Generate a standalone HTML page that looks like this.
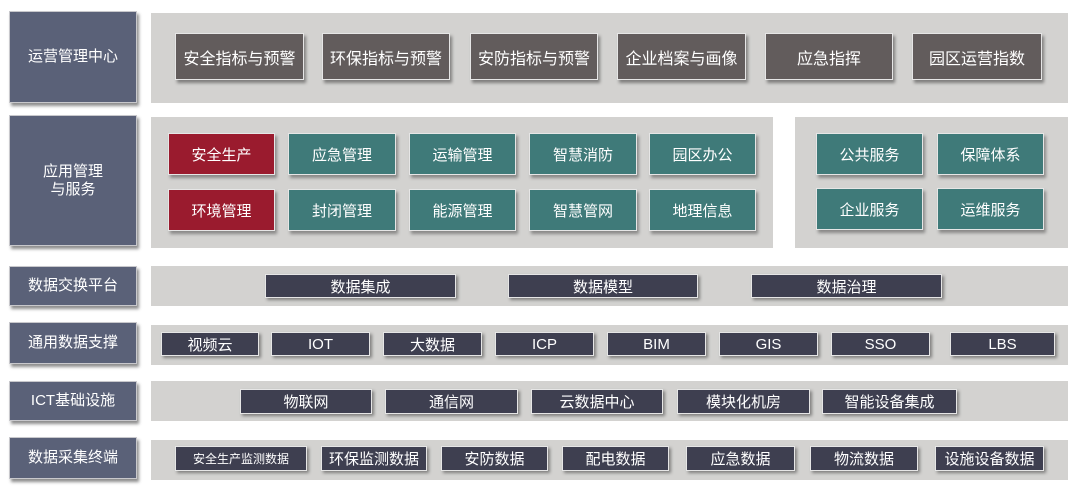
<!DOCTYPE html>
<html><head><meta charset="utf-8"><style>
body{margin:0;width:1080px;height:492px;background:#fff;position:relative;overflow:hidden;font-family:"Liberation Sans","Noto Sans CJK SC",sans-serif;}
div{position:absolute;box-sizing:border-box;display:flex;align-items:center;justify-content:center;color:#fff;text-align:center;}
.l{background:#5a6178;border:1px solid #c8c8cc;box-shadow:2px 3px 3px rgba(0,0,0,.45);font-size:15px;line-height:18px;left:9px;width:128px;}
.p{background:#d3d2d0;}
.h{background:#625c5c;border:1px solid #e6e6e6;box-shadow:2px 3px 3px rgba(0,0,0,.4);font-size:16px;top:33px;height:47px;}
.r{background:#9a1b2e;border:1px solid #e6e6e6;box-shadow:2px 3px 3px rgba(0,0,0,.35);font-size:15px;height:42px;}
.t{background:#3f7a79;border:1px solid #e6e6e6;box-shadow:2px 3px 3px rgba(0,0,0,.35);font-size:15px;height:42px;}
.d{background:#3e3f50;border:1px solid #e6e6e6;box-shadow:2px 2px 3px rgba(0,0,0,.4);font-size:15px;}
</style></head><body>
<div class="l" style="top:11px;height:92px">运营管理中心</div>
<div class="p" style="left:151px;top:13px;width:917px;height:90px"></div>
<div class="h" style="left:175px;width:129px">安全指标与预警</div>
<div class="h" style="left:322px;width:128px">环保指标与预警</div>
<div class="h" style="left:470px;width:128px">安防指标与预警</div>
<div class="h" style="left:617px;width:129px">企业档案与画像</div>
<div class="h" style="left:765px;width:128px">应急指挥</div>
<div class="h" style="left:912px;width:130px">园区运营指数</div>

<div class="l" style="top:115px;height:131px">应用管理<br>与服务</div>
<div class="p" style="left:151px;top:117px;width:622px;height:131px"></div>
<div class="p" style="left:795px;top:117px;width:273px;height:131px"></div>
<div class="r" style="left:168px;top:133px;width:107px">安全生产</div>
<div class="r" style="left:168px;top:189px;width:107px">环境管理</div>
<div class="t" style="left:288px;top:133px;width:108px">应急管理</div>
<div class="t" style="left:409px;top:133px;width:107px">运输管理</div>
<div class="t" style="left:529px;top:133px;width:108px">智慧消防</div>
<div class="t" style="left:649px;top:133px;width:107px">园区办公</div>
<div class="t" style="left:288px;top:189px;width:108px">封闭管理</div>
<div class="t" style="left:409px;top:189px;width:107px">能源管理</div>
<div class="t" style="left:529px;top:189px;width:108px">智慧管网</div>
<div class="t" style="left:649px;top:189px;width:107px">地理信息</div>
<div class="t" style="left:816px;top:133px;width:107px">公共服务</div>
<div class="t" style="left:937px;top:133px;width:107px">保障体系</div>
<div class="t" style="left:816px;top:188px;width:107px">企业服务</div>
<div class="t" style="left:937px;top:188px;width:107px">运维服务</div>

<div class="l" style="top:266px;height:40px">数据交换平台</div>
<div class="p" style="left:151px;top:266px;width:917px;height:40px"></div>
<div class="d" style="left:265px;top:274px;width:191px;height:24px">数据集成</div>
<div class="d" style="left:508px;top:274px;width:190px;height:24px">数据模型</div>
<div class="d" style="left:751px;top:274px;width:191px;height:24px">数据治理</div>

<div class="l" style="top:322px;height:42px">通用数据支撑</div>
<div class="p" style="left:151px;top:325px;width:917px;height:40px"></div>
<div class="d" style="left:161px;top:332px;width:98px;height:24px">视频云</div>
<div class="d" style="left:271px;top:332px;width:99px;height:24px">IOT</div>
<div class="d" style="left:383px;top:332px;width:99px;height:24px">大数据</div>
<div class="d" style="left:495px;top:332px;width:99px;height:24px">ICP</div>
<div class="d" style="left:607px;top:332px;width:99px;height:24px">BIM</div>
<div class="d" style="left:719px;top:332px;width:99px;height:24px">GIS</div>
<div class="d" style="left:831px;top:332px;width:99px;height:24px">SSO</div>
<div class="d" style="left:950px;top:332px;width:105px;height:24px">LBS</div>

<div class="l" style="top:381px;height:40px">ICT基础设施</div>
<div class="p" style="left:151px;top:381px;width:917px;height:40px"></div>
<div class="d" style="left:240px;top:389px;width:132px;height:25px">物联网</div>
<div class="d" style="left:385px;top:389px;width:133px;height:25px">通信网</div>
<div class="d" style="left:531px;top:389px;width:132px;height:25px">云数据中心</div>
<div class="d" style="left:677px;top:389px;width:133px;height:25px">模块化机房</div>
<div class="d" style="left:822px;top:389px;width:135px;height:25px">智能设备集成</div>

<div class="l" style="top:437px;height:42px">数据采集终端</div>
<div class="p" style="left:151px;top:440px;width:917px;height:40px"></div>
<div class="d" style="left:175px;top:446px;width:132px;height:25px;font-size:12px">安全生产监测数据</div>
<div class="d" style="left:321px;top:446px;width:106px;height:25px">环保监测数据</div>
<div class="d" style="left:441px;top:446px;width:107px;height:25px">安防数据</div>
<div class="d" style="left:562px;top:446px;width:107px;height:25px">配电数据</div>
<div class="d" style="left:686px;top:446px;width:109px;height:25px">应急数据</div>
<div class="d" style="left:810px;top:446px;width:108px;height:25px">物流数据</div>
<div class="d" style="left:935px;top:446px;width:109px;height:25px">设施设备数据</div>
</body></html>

● What this task involves
Would you return the data exactly as written, without the pictures?

● Result for this task
Generate a standalone HTML page that looks like this.
<!DOCTYPE html>
<html><head><meta charset="utf-8"><style>
body{margin:0;width:1080px;height:492px;background:#fff;position:relative;overflow:hidden;font-family:"Liberation Sans","Noto Sans CJK SC",sans-serif;}
div{position:absolute;box-sizing:border-box;display:flex;align-items:center;justify-content:center;color:#fff;text-align:center;}
.l{background:#5a6178;border:1px solid #c8c8cc;box-shadow:2px 3px 3px rgba(0,0,0,.45);font-size:15px;line-height:18px;left:9px;width:128px;}
.p{background:#d3d2d0;}
.h{background:#625c5c;border:1px solid #e6e6e6;box-shadow:2px 3px 3px rgba(0,0,0,.4);font-size:16px;top:33px;height:47px;}
.r{background:#9a1b2e;border:1px solid #e6e6e6;box-shadow:2px 3px 3px rgba(0,0,0,.35);font-size:15px;height:42px;}
.t{background:#3f7a79;border:1px solid #e6e6e6;box-shadow:2px 3px 3px rgba(0,0,0,.35);font-size:15px;height:42px;}
.d{background:#3e3f50;border:1px solid #e6e6e6;box-shadow:2px 2px 3px rgba(0,0,0,.4);font-size:15px;}
</style></head><body>
<div class="l" style="top:11px;height:92px">运营管理中心</div>
<div class="p" style="left:151px;top:13px;width:917px;height:90px"></div>
<div class="h" style="left:175px;width:129px">安全指标与预警</div>
<div class="h" style="left:322px;width:128px">环保指标与预警</div>
<div class="h" style="left:470px;width:128px">安防指标与预警</div>
<div class="h" style="left:617px;width:129px">企业档案与画像</div>
<div class="h" style="left:765px;width:128px">应急指挥</div>
<div class="h" style="left:912px;width:130px">园区运营指数</div>

<div class="l" style="top:115px;height:131px">应用管理<br>与服务</div>
<div class="p" style="left:151px;top:117px;width:622px;height:131px"></div>
<div class="p" style="left:795px;top:117px;width:273px;height:131px"></div>
<div class="r" style="left:168px;top:133px;width:107px">安全生产</div>
<div class="r" style="left:168px;top:189px;width:107px">环境管理</div>
<div class="t" style="left:288px;top:133px;width:108px">应急管理</div>
<div class="t" style="left:409px;top:133px;width:107px">运输管理</div>
<div class="t" style="left:529px;top:133px;width:108px">智慧消防</div>
<div class="t" style="left:649px;top:133px;width:107px">园区办公</div>
<div class="t" style="left:288px;top:189px;width:108px">封闭管理</div>
<div class="t" style="left:409px;top:189px;width:107px">能源管理</div>
<div class="t" style="left:529px;top:189px;width:108px">智慧管网</div>
<div class="t" style="left:649px;top:189px;width:107px">地理信息</div>
<div class="t" style="left:816px;top:133px;width:107px">公共服务</div>
<div class="t" style="left:937px;top:133px;width:107px">保障体系</div>
<div class="t" style="left:816px;top:188px;width:107px">企业服务</div>
<div class="t" style="left:937px;top:188px;width:107px">运维服务</div>

<div class="l" style="top:266px;height:40px">数据交换平台</div>
<div class="p" style="left:151px;top:266px;width:917px;height:40px"></div>
<div class="d" style="left:265px;top:274px;width:191px;height:24px">数据集成</div>
<div class="d" style="left:508px;top:274px;width:190px;height:24px">数据模型</div>
<div class="d" style="left:751px;top:274px;width:191px;height:24px">数据治理</div>

<div class="l" style="top:322px;height:42px">通用数据支撑</div>
<div class="p" style="left:151px;top:325px;width:917px;height:40px"></div>
<div class="d" style="left:161px;top:332px;width:98px;height:24px">视频云</div>
<div class="d" style="left:271px;top:332px;width:99px;height:24px">IOT</div>
<div class="d" style="left:383px;top:332px;width:99px;height:24px">大数据</div>
<div class="d" style="left:495px;top:332px;width:99px;height:24px">ICP</div>
<div class="d" style="left:607px;top:332px;width:99px;height:24px">BIM</div>
<div class="d" style="left:719px;top:332px;width:99px;height:24px">GIS</div>
<div class="d" style="left:831px;top:332px;width:99px;height:24px">SSO</div>
<div class="d" style="left:950px;top:332px;width:105px;height:24px">LBS</div>

<div class="l" style="top:381px;height:40px">ICT基础设施</div>
<div class="p" style="left:151px;top:381px;width:917px;height:40px"></div>
<div class="d" style="left:240px;top:389px;width:132px;height:25px">物联网</div>
<div class="d" style="left:385px;top:389px;width:133px;height:25px">通信网</div>
<div class="d" style="left:531px;top:389px;width:132px;height:25px">云数据中心</div>
<div class="d" style="left:677px;top:389px;width:133px;height:25px">模块化机房</div>
<div class="d" style="left:822px;top:389px;width:135px;height:25px">智能设备集成</div>

<div class="l" style="top:437px;height:42px">数据采集终端</div>
<div class="p" style="left:151px;top:440px;width:917px;height:40px"></div>
<div class="d" style="left:175px;top:446px;width:132px;height:25px;font-size:12px">安全生产监测数据</div>
<div class="d" style="left:321px;top:446px;width:106px;height:25px">环保监测数据</div>
<div class="d" style="left:441px;top:446px;width:107px;height:25px">安防数据</div>
<div class="d" style="left:562px;top:446px;width:107px;height:25px">配电数据</div>
<div class="d" style="left:686px;top:446px;width:109px;height:25px">应急数据</div>
<div class="d" style="left:810px;top:446px;width:108px;height:25px">物流数据</div>
<div class="d" style="left:935px;top:446px;width:109px;height:25px">设施设备数据</div>
</body></html>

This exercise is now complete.